## Work to do
Which lines in the records below contain the word "this"? Copy each of them.
-- begin Records supplied --
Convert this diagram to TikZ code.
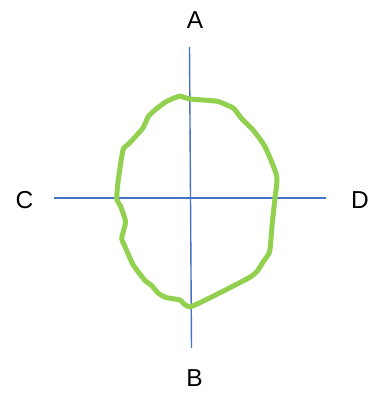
-- end Records supplied --
-- begin Records supplied --
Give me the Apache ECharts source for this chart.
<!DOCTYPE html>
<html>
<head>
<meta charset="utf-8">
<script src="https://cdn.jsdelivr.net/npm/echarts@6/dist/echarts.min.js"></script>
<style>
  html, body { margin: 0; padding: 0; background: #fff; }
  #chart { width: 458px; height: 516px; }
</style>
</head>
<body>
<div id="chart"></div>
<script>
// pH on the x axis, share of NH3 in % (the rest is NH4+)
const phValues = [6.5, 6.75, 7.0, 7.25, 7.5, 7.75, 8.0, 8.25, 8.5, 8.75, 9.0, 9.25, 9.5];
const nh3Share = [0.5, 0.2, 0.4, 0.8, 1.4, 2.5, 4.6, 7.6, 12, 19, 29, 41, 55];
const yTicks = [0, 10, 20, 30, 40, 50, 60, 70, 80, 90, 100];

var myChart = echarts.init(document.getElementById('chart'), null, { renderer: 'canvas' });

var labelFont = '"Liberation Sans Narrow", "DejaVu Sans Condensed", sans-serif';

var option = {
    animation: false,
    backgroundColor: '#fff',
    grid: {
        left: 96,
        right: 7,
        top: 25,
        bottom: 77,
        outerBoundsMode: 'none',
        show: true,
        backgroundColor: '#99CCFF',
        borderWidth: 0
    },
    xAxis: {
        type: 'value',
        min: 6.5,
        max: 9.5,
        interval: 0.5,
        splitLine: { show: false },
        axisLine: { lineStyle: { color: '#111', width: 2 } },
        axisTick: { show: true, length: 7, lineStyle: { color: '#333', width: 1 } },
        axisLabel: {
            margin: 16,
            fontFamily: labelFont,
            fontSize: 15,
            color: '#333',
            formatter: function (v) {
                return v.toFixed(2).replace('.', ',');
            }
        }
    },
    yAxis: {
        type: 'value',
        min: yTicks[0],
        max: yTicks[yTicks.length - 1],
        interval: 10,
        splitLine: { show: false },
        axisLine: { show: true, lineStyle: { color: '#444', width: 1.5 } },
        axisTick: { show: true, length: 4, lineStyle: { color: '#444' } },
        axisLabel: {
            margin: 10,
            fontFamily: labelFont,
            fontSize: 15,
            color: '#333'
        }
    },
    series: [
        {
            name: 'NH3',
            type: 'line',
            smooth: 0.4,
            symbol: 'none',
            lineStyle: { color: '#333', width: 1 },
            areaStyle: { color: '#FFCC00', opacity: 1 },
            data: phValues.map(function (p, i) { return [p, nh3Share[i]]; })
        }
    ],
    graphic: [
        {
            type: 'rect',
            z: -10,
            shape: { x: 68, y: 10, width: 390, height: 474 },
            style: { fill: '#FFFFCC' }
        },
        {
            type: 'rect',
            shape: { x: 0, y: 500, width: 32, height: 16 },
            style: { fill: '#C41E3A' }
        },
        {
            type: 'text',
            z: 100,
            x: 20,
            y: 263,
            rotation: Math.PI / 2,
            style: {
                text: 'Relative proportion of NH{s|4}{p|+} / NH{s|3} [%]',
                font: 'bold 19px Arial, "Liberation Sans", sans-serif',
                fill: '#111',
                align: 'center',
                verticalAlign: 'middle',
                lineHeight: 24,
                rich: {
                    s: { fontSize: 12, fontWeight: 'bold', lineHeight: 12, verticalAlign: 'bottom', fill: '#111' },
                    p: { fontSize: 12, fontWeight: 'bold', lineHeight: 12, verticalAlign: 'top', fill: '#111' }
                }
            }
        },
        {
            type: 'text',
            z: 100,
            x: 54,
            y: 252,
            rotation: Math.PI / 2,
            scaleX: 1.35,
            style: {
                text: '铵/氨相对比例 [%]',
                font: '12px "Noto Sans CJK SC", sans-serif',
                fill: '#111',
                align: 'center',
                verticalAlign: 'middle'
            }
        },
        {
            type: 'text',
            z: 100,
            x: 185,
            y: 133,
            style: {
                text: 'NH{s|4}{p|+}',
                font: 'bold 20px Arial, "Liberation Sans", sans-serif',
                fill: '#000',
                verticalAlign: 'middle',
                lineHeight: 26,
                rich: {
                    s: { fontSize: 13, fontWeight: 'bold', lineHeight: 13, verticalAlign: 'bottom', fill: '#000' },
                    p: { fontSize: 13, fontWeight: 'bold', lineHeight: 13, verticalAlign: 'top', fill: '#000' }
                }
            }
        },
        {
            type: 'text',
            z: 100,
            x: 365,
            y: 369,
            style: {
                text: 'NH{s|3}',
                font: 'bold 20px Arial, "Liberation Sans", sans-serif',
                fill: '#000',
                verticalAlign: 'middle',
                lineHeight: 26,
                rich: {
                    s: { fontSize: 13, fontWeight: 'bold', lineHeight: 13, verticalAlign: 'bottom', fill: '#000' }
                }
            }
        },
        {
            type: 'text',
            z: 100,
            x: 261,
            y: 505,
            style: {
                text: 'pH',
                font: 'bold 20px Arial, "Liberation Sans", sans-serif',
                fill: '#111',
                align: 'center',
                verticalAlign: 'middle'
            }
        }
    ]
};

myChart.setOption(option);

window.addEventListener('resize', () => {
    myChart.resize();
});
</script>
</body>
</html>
-- end Records supplied --
## Completed exercise
Convert this diagram to TikZ code.
Give me the Apache ECharts source for this chart.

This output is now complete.